The Frumentarii were a branch attached to the Roman military, whose purpose has been the subject of much speculation.
Frumentarii is the Latin word for grain (frumentum), leading to the interpretation that the Frumentarii were merely grain collectors involved in the military commissariat.
This is based on text by Aulus Hirtius, a politician and writer during the 1st century BC, who referred to soldiers engaged in transporting grain as Frumentarii, found in the 8th book of Caesar’s De Bello Gallico.
Further evidence can be found in an Ostian inscription from AD 210, which shows a centurio frumentarius erecting a dedication to Praefectus Annonae, the official in charge of Rome’s grain supply.
Supplying grain for the army was an important role in itself, however, historians have proposed that their duties extended over time into a secret police force of spies, couriers, assassins, and an intelligence agency for the Roman Empire sometime during the late 1st or 2nd century AD.
It is possible that the Frumentarii inherited these duties from the Speculatores, also known as the Speculatores Augusti or the Exploratores, who were a Roman reconnaissance agency first mentioned in the Samnite Wars and the Roman war with the Aequi.
Any mention of the Frumentarii serving as military police is lacking in the literary sources and instead mainly appears in epigraphic evidence.
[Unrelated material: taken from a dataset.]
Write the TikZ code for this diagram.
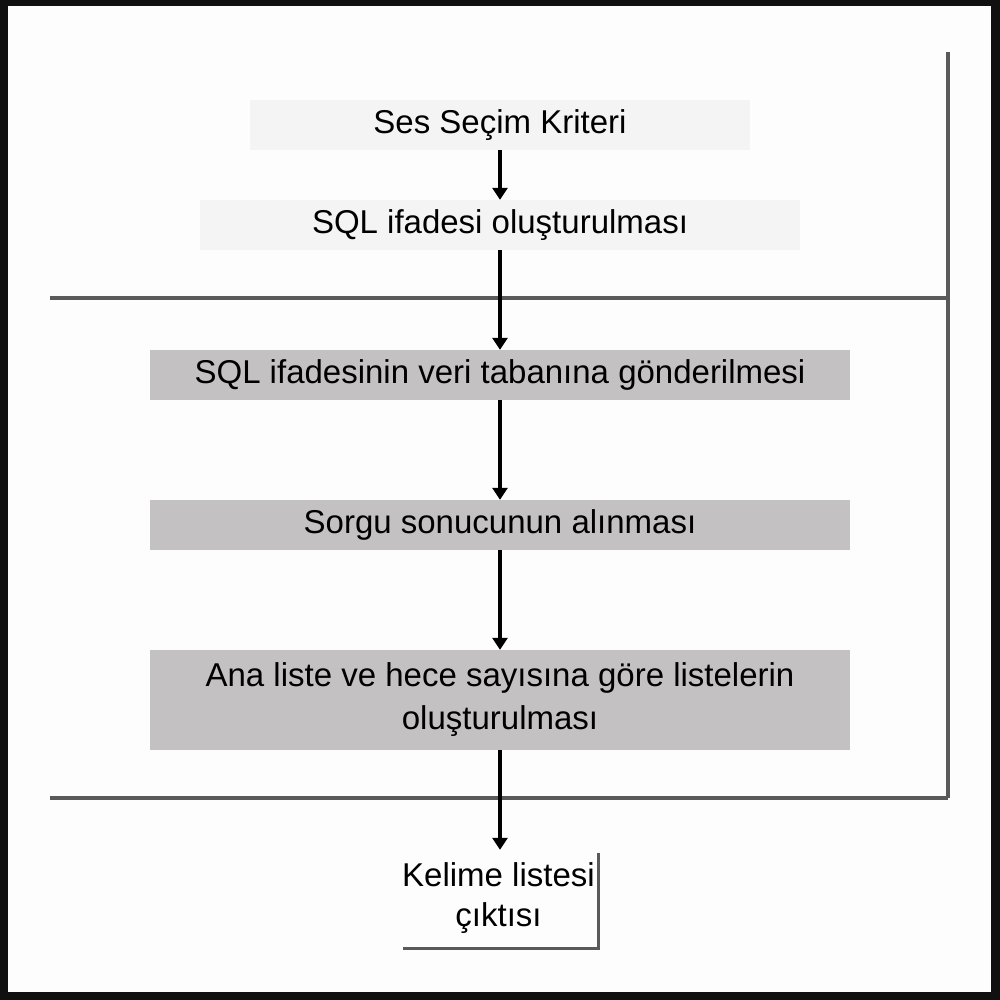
\documentclass[tikz,border=0pt]{standalone}
\usepackage{fontspec}
\setmainfont{Liberation Sans}
\usetikzlibrary{arrows.meta}
\definecolor{framec}{HTML}{101010}
\definecolor{bgc}{HTML}{FDFDFD}
\definecolor{linec}{HTML}{5A5A5A}
\definecolor{lightc}{HTML}{F4F4F4}
\definecolor{grayc}{HTML}{C3C1C1}
\tikzset{
  boxtxt/.style={inner sep=0pt, align=center, font=\fontsize{33}{43}\selectfont, text=black},
  lightbox/.style={boxtxt, fill=lightc, minimum height=50pt},
  graybox/.style={boxtxt, fill=grayc, minimum width=700pt},
  sepline/.style={draw=linec, line width=3.5pt},
  arr/.style={draw=black, line width=3.5pt, -{Triangle[width=15pt,length=12pt]}, shorten >=0pt}
}
\begin{document}
\begin{tikzpicture}[x=1pt,y=-1pt]
\useasboundingbox (0,0) rectangle (1000,1000);
\fill[framec] (0,0) rectangle (1000,1000);
\fill[bgc] (8,6) rectangle (991,992);
% separator lines
\coordinate (tr) at (948,52);
\coordinate (l1) at (50,298);
\coordinate (r1) at (948,298);
\coordinate (l2) at (50,798);
\coordinate (r2) at (948,798);
\draw[sepline] (l1) -- (r1);
\draw[sepline] (l2) -- (r2);
\draw[sepline] (tr) -- (r2);
% boxes
\node[lightbox, minimum width=500pt] (n1) at (500,125) {Ses Seçim Kriteri};
\node[lightbox, minimum width=600pt] (n2) at (500,225) {SQL ifadesi oluşturulması};
\node[graybox, minimum height=50pt] (n3) at (500,375) {SQL ifadesinin veri tabanına gönderilmesi};
\node[graybox, minimum height=50pt] (n4) at (500,525) {Sorgu sonucunun alınması};
\node[graybox, minimum height=100pt] (n5) at (500,700) {Ana liste ve hece sayısına göre listelerin\\oluşturulması};
% output box with shadow
\fill[linec] (403,853) rectangle (600,950);
\node[boxtxt, fill=bgc, minimum width=197pt, minimum height=97pt, font=\fontsize{33}{40}\selectfont] (n6) at (498.5,898.5) {Kelime listesi\\çıktısı};
% arrows
\draw[arr] (n1.south) -- (n2.north);
\draw[arr] (n2.south) -- (n3.north);
\draw[arr] (n3.south) -- (n4.north);
\draw[arr] (n4.south) -- (n5.north);
\draw[arr] (n5.south) -- (n5.south |- n6.north);
\end{tikzpicture}
\end{document}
Inscriptions found in Anatolia describe them arresting villagers and confiscating their belongings, while inscriptions in Italy, Raetia and Egypt note them serving as a military guard at important sites such as mines.
While still maintaining the role of grain supply agents, this would bring them into close contact with governors, commanders of the army, and important officials. This gave them unprecedented access, so it was a relationship of convenience that they also served as couriers and assassins.
It was not uncommon for these couriers to commit espionage services, where emperors would use them to gather information on friends, family and officials. An example of this can be found in the Historia Augusta, a late Roman collection of biographies of the Roman emperors.
In the biography on the life of Hadrian, the Historia Augusta describes: “[Hadrian’s] vigilance was not confined to his own household but extended to those of his friends, and by means of his private agents (frumentarios) he even pried into all their secrets, and so skilfully that they were never aware that the Emperor was acquainted with their private lives until he revealed it himself.”
The Frumentarii were abolished during the reign of Diocletian (reigned AD 284 to 305) when a reorganisation of the taxation system and a preference for a civilian infrastructure made them redundant.
It has also been argued that their abolishment was the result of their disfavour among the Roman people, for false and arbitrary arrests, killings and an abuse of their position.
As part of Diocletian’s reforms, a new courier unit called the “agentes in rebus” was created, serving as the official Roman imperial courier service and general agents of the central government.